Exercise description: All of the data that follows should be retyped exactly, please, except the pictures.

+ + +

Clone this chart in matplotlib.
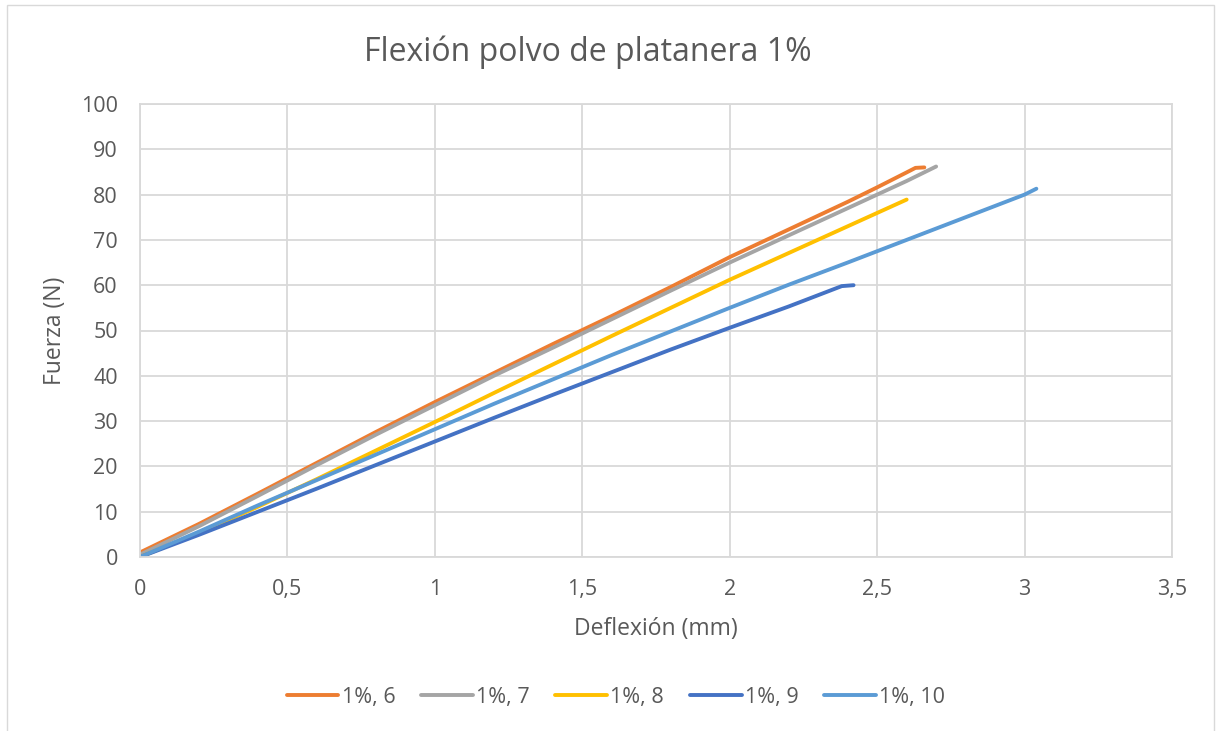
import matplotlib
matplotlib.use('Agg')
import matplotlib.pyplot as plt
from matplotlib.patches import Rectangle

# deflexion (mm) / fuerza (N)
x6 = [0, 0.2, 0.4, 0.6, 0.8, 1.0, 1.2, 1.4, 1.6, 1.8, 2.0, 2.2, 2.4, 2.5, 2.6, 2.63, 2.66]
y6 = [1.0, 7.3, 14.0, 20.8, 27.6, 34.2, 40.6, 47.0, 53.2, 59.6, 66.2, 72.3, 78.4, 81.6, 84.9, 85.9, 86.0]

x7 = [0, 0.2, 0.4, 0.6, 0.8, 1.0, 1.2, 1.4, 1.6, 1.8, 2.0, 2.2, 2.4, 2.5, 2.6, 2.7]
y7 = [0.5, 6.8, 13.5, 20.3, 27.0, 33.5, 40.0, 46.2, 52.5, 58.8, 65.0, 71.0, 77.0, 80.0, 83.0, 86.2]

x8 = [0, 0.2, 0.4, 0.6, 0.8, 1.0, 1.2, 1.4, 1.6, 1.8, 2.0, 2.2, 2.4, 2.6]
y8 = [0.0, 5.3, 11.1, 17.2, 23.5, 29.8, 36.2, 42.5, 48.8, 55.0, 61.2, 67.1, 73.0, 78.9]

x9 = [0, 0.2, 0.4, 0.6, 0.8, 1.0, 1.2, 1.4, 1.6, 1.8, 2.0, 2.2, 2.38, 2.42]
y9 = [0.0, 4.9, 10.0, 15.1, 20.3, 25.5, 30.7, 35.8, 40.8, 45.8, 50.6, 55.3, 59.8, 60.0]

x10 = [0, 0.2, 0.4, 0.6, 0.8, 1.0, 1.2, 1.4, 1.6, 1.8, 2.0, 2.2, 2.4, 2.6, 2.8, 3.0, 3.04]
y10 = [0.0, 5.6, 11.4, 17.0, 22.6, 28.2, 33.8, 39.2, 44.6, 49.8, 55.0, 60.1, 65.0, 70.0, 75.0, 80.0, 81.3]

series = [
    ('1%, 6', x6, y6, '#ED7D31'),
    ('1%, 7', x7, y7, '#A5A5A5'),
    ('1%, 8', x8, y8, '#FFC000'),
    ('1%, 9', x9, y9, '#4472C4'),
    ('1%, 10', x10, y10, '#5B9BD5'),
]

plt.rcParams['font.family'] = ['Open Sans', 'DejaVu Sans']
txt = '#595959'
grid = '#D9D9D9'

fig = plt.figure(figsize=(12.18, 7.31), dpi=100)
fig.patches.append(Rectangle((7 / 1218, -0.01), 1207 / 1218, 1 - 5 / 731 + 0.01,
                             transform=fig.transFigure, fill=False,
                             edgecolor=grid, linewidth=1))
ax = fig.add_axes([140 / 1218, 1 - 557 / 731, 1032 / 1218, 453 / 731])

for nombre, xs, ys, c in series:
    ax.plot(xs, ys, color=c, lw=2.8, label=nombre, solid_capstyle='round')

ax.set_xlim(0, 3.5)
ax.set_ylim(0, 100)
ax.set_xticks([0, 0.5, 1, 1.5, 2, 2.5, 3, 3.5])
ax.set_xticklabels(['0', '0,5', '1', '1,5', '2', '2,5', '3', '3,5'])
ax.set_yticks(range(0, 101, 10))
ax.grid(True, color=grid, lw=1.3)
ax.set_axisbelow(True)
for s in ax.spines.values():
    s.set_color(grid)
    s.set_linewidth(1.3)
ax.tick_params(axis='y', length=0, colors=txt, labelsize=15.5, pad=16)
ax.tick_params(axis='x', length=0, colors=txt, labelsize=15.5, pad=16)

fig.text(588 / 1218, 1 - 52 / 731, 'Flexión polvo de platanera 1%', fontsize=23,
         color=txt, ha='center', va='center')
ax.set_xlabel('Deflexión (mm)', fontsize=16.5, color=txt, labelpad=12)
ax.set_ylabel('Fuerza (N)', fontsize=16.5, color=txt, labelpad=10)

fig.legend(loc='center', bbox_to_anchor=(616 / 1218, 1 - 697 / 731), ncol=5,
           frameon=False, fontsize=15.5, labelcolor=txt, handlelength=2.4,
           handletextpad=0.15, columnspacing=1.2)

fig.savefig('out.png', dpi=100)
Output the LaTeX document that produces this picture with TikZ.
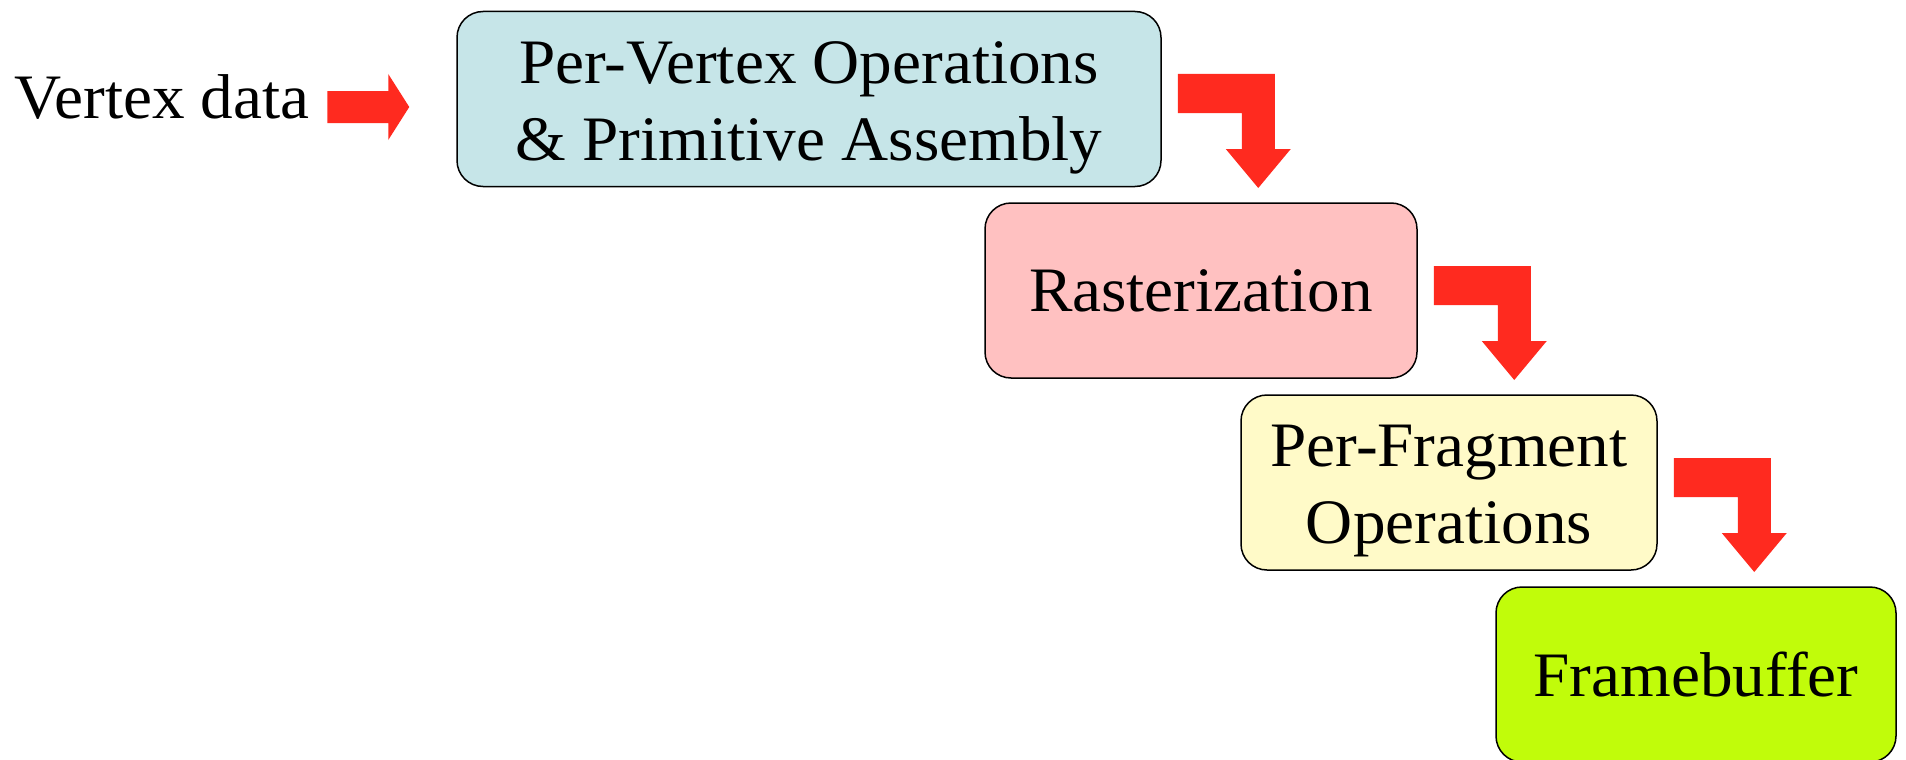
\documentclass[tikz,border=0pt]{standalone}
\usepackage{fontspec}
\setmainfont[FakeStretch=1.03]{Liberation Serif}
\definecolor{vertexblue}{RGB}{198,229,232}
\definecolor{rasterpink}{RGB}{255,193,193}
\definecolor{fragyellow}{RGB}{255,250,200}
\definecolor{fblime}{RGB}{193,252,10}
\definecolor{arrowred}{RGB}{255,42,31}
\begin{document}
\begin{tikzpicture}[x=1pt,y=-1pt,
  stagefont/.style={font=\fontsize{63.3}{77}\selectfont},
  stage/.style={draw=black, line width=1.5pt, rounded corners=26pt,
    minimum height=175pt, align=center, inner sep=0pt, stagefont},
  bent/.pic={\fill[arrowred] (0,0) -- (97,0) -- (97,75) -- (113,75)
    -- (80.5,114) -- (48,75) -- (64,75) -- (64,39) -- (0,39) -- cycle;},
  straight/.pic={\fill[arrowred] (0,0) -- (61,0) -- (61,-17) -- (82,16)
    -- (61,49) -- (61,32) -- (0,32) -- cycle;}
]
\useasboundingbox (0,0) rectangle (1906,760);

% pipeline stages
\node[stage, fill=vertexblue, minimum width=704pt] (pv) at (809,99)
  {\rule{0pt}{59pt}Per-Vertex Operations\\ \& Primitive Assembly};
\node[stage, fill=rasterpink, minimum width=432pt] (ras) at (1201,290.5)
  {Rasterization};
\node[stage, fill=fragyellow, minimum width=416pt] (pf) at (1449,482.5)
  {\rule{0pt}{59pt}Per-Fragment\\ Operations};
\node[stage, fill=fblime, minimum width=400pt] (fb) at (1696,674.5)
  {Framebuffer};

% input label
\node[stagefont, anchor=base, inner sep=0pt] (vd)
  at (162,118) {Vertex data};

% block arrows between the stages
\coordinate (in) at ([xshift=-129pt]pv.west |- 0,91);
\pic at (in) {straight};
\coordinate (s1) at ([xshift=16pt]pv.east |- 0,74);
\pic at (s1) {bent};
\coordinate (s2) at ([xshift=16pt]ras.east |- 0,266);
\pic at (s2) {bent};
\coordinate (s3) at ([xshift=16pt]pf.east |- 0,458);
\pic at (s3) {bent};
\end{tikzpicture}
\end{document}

+ + +

Solution to the problem:
Clone this chart in matplotlib.
import matplotlib
matplotlib.use('Agg')
import matplotlib.pyplot as plt
from matplotlib.patches import Rectangle

# deflexion (mm) / fuerza (N)
x6 = [0, 0.2, 0.4, 0.6, 0.8, 1.0, 1.2, 1.4, 1.6, 1.8, 2.0, 2.2, 2.4, 2.5, 2.6, 2.63, 2.66]
y6 = [1.0, 7.3, 14.0, 20.8, 27.6, 34.2, 40.6, 47.0, 53.2, 59.6, 66.2, 72.3, 78.4, 81.6, 84.9, 85.9, 86.0]

x7 = [0, 0.2, 0.4, 0.6, 0.8, 1.0, 1.2, 1.4, 1.6, 1.8, 2.0, 2.2, 2.4, 2.5, 2.6, 2.7]
y7 = [0.5, 6.8, 13.5, 20.3, 27.0, 33.5, 40.0, 46.2, 52.5, 58.8, 65.0, 71.0, 77.0, 80.0, 83.0, 86.2]

x8 = [0, 0.2, 0.4, 0.6, 0.8, 1.0, 1.2, 1.4, 1.6, 1.8, 2.0, 2.2, 2.4, 2.6]
y8 = [0.0, 5.3, 11.1, 17.2, 23.5, 29.8, 36.2, 42.5, 48.8, 55.0, 61.2, 67.1, 73.0, 78.9]

x9 = [0, 0.2, 0.4, 0.6, 0.8, 1.0, 1.2, 1.4, 1.6, 1.8, 2.0, 2.2, 2.38, 2.42]
y9 = [0.0, 4.9, 10.0, 15.1, 20.3, 25.5, 30.7, 35.8, 40.8, 45.8, 50.6, 55.3, 59.8, 60.0]

x10 = [0, 0.2, 0.4, 0.6, 0.8, 1.0, 1.2, 1.4, 1.6, 1.8, 2.0, 2.2, 2.4, 2.6, 2.8, 3.0, 3.04]
y10 = [0.0, 5.6, 11.4, 17.0, 22.6, 28.2, 33.8, 39.2, 44.6, 49.8, 55.0, 60.1, 65.0, 70.0, 75.0, 80.0, 81.3]

series = [
    ('1%, 6', x6, y6, '#ED7D31'),
    ('1%, 7', x7, y7, '#A5A5A5'),
    ('1%, 8', x8, y8, '#FFC000'),
    ('1%, 9', x9, y9, '#4472C4'),
    ('1%, 10', x10, y10, '#5B9BD5'),
]

plt.rcParams['font.family'] = ['Open Sans', 'DejaVu Sans']
txt = '#595959'
grid = '#D9D9D9'

fig = plt.figure(figsize=(12.18, 7.31), dpi=100)
fig.patches.append(Rectangle((7 / 1218, -0.01), 1207 / 1218, 1 - 5 / 731 + 0.01,
                             transform=fig.transFigure, fill=False,
                             edgecolor=grid, linewidth=1))
ax = fig.add_axes([140 / 1218, 1 - 557 / 731, 1032 / 1218, 453 / 731])

for nombre, xs, ys, c in series:
    ax.plot(xs, ys, color=c, lw=2.8, label=nombre, solid_capstyle='round')

ax.set_xlim(0, 3.5)
ax.set_ylim(0, 100)
ax.set_xticks([0, 0.5, 1, 1.5, 2, 2.5, 3, 3.5])
ax.set_xticklabels(['0', '0,5', '1', '1,5', '2', '2,5', '3', '3,5'])
ax.set_yticks(range(0, 101, 10))
ax.grid(True, color=grid, lw=1.3)
ax.set_axisbelow(True)
for s in ax.spines.values():
    s.set_color(grid)
    s.set_linewidth(1.3)
ax.tick_params(axis='y', length=0, colors=txt, labelsize=15.5, pad=16)
ax.tick_params(axis='x', length=0, colors=txt, labelsize=15.5, pad=16)

fig.text(588 / 1218, 1 - 52 / 731, 'Flexión polvo de platanera 1%', fontsize=23,
         color=txt, ha='center', va='center')
ax.set_xlabel('Deflexión (mm)', fontsize=16.5, color=txt, labelpad=12)
ax.set_ylabel('Fuerza (N)', fontsize=16.5, color=txt, labelpad=10)

fig.legend(loc='center', bbox_to_anchor=(616 / 1218, 1 - 697 / 731), ncol=5,
           frameon=False, fontsize=15.5, labelcolor=txt, handlelength=2.4,
           handletextpad=0.15, columnspacing=1.2)

fig.savefig('out.png', dpi=100)
Output the LaTeX document that produces this picture with TikZ.
\documentclass[tikz,border=0pt]{standalone}
\usepackage{fontspec}
\setmainfont[FakeStretch=1.03]{Liberation Serif}
\definecolor{vertexblue}{RGB}{198,229,232}
\definecolor{rasterpink}{RGB}{255,193,193}
\definecolor{fragyellow}{RGB}{255,250,200}
\definecolor{fblime}{RGB}{193,252,10}
\definecolor{arrowred}{RGB}{255,42,31}
\begin{document}
\begin{tikzpicture}[x=1pt,y=-1pt,
  stagefont/.style={font=\fontsize{63.3}{77}\selectfont},
  stage/.style={draw=black, line width=1.5pt, rounded corners=26pt,
    minimum height=175pt, align=center, inner sep=0pt, stagefont},
  bent/.pic={\fill[arrowred] (0,0) -- (97,0) -- (97,75) -- (113,75)
    -- (80.5,114) -- (48,75) -- (64,75) -- (64,39) -- (0,39) -- cycle;},
  straight/.pic={\fill[arrowred] (0,0) -- (61,0) -- (61,-17) -- (82,16)
    -- (61,49) -- (61,32) -- (0,32) -- cycle;}
]
\useasboundingbox (0,0) rectangle (1906,760);

% pipeline stages
\node[stage, fill=vertexblue, minimum width=704pt] (pv) at (809,99)
  {\rule{0pt}{59pt}Per-Vertex Operations\\ \& Primitive Assembly};
\node[stage, fill=rasterpink, minimum width=432pt] (ras) at (1201,290.5)
  {Rasterization};
\node[stage, fill=fragyellow, minimum width=416pt] (pf) at (1449,482.5)
  {\rule{0pt}{59pt}Per-Fragment\\ Operations};
\node[stage, fill=fblime, minimum width=400pt] (fb) at (1696,674.5)
  {Framebuffer};

% input label
\node[stagefont, anchor=base, inner sep=0pt] (vd)
  at (162,118) {Vertex data};

% block arrows between the stages
\coordinate (in) at ([xshift=-129pt]pv.west |- 0,91);
\pic at (in) {straight};
\coordinate (s1) at ([xshift=16pt]pv.east |- 0,74);
\pic at (s1) {bent};
\coordinate (s2) at ([xshift=16pt]ras.east |- 0,266);
\pic at (s2) {bent};
\coordinate (s3) at ([xshift=16pt]pf.east |- 0,458);
\pic at (s3) {bent};
\end{tikzpicture}
\end{document}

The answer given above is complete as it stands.